### [THE INPUT]
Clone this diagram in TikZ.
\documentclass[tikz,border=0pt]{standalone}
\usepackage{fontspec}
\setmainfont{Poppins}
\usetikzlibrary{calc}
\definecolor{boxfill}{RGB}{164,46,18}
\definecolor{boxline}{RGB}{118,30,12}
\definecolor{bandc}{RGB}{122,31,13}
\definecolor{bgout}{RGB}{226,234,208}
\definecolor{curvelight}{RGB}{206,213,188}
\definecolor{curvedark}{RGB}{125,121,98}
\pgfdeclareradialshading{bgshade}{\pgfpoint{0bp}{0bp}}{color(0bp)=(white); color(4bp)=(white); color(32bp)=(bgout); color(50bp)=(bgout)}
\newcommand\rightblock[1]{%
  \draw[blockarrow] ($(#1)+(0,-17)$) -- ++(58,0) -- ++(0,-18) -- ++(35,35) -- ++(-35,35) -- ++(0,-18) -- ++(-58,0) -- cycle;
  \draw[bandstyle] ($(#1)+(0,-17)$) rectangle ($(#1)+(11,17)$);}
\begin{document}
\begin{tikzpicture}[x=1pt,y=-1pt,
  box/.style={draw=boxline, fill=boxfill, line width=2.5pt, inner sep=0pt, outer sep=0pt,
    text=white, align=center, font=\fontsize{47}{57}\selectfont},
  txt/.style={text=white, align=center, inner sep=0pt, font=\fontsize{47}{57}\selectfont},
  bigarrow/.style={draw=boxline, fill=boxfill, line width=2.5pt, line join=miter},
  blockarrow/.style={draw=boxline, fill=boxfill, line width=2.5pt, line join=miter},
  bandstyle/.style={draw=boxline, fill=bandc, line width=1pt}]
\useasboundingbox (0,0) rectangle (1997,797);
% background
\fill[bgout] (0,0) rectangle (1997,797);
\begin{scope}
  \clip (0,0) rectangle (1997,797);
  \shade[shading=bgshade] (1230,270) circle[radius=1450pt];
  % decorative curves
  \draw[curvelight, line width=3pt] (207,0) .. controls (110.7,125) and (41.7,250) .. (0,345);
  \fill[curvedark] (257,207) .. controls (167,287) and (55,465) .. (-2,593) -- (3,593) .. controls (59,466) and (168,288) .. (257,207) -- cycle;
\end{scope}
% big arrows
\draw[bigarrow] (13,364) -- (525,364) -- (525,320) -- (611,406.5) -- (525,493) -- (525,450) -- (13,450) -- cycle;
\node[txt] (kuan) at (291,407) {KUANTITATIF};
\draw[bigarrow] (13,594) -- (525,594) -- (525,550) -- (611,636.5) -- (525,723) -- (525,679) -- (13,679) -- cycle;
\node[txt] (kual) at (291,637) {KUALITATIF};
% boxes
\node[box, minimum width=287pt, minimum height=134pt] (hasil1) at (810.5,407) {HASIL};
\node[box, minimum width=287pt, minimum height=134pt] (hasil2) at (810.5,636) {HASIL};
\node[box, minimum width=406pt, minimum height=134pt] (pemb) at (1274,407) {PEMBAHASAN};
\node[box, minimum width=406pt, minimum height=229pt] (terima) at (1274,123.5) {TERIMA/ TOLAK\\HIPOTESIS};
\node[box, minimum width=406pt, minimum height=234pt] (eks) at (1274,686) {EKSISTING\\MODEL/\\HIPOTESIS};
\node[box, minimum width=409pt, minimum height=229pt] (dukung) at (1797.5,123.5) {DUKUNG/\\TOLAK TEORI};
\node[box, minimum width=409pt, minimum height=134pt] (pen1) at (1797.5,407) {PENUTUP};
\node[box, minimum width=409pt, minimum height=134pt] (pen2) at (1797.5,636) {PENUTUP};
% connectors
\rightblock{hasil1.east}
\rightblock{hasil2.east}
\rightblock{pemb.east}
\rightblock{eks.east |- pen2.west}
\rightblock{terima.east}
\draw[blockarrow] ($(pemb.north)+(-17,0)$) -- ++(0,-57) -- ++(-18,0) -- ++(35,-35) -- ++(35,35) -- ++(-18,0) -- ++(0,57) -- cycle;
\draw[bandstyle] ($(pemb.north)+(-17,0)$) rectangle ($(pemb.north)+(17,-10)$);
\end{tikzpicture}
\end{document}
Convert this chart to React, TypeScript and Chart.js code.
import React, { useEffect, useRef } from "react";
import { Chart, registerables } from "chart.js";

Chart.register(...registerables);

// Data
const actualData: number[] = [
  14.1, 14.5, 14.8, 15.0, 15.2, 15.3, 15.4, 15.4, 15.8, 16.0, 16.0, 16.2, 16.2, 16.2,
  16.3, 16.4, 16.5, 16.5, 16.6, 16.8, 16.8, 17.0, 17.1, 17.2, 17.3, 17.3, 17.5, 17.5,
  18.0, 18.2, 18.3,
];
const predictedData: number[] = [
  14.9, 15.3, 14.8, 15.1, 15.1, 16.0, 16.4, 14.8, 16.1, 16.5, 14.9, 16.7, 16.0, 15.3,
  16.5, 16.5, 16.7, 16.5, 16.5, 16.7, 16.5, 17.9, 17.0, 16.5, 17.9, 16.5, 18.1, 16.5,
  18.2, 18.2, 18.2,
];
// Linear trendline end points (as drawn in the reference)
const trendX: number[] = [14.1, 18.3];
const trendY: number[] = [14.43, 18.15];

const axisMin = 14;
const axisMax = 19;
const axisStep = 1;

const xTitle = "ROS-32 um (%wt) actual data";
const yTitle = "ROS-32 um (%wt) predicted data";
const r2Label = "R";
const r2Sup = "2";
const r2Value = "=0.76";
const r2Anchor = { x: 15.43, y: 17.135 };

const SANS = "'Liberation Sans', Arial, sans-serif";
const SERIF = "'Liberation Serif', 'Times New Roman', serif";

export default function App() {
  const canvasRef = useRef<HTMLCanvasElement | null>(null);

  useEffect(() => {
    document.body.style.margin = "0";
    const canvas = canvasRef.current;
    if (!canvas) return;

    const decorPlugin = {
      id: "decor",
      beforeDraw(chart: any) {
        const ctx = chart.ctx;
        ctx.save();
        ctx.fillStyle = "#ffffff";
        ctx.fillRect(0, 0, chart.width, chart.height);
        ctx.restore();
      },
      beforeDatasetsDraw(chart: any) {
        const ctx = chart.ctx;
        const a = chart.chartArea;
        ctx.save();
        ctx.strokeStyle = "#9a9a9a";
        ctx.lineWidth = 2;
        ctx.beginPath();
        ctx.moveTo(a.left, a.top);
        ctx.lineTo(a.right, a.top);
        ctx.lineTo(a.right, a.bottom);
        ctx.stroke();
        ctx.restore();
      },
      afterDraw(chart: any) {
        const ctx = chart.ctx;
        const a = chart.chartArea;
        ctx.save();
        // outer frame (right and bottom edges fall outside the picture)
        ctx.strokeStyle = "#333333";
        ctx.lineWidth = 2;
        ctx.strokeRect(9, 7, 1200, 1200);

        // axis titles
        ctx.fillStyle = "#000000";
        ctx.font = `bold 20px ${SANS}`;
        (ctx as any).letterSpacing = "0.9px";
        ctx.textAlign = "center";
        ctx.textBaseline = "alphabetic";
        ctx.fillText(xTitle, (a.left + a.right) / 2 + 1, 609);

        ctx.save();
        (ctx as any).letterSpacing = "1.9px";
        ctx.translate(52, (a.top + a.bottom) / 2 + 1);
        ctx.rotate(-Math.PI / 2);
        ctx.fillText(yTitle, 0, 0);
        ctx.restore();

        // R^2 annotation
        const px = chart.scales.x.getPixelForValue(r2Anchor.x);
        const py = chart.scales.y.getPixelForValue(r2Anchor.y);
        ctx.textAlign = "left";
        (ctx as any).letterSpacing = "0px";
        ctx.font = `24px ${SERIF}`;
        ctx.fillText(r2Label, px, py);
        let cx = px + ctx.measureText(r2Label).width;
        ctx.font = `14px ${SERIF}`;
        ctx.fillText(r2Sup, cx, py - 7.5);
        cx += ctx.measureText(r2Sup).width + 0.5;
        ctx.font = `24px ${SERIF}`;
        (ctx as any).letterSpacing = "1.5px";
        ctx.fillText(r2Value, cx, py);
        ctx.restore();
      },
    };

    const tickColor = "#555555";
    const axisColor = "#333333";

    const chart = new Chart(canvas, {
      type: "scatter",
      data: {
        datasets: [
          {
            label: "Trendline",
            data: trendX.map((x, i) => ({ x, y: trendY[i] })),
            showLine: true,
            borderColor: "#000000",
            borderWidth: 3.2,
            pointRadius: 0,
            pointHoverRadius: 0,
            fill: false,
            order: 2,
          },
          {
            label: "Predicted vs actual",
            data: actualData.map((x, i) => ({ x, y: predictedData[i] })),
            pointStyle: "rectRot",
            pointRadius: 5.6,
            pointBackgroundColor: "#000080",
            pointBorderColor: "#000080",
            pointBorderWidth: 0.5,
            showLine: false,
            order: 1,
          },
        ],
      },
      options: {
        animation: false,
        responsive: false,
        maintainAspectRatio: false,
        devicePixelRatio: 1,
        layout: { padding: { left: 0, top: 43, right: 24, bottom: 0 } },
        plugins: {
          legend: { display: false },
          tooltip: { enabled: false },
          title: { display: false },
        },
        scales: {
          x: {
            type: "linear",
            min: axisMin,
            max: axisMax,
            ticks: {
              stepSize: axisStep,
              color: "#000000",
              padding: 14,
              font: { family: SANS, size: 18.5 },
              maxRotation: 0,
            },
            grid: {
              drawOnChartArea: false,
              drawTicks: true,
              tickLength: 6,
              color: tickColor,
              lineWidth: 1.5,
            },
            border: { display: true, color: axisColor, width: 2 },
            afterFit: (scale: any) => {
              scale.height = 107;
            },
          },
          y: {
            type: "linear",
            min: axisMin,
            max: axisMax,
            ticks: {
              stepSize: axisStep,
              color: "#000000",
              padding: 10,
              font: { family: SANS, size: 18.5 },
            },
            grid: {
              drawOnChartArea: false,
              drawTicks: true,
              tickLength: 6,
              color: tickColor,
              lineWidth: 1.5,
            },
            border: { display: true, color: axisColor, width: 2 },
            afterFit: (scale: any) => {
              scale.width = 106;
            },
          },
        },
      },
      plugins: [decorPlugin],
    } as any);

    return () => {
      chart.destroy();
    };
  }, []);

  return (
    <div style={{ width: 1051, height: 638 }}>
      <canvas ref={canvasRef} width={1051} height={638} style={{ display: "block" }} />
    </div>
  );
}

### [GIVEN INSTRUCTION]
Extract the lines from the line with "Convert this chart" through the line with "const trendY: number[] = [14.43, 18.15];". Keep both of those lines, copy everything exactly, and add nothing.

### [EXERCISE OUTPUT]
Convert this chart to React, TypeScript and Chart.js code.
import React, { useEffect, useRef } from "react";
import { Chart, registerables } from "chart.js";

Chart.register(...registerables);

// Data
const actualData: number[] = [
  14.1, 14.5, 14.8, 15.0, 15.2, 15.3, 15.4, 15.4, 15.8, 16.0, 16.0, 16.2, 16.2, 16.2,
  16.3, 16.4, 16.5, 16.5, 16.6, 16.8, 16.8, 17.0, 17.1, 17.2, 17.3, 17.3, 17.5, 17.5,
  18.0, 18.2, 18.3,
];
const predictedData: number[] = [
  14.9, 15.3, 14.8, 15.1, 15.1, 16.0, 16.4, 14.8, 16.1, 16.5, 14.9, 16.7, 16.0, 15.3,
  16.5, 16.5, 16.7, 16.5, 16.5, 16.7, 16.5, 17.9, 17.0, 16.5, 17.9, 16.5, 18.1, 16.5,
  18.2, 18.2, 18.2,
];
// Linear trendline end points (as drawn in the reference)
const trendX: number[] = [14.1, 18.3];
const trendY: number[] = [14.43, 18.15];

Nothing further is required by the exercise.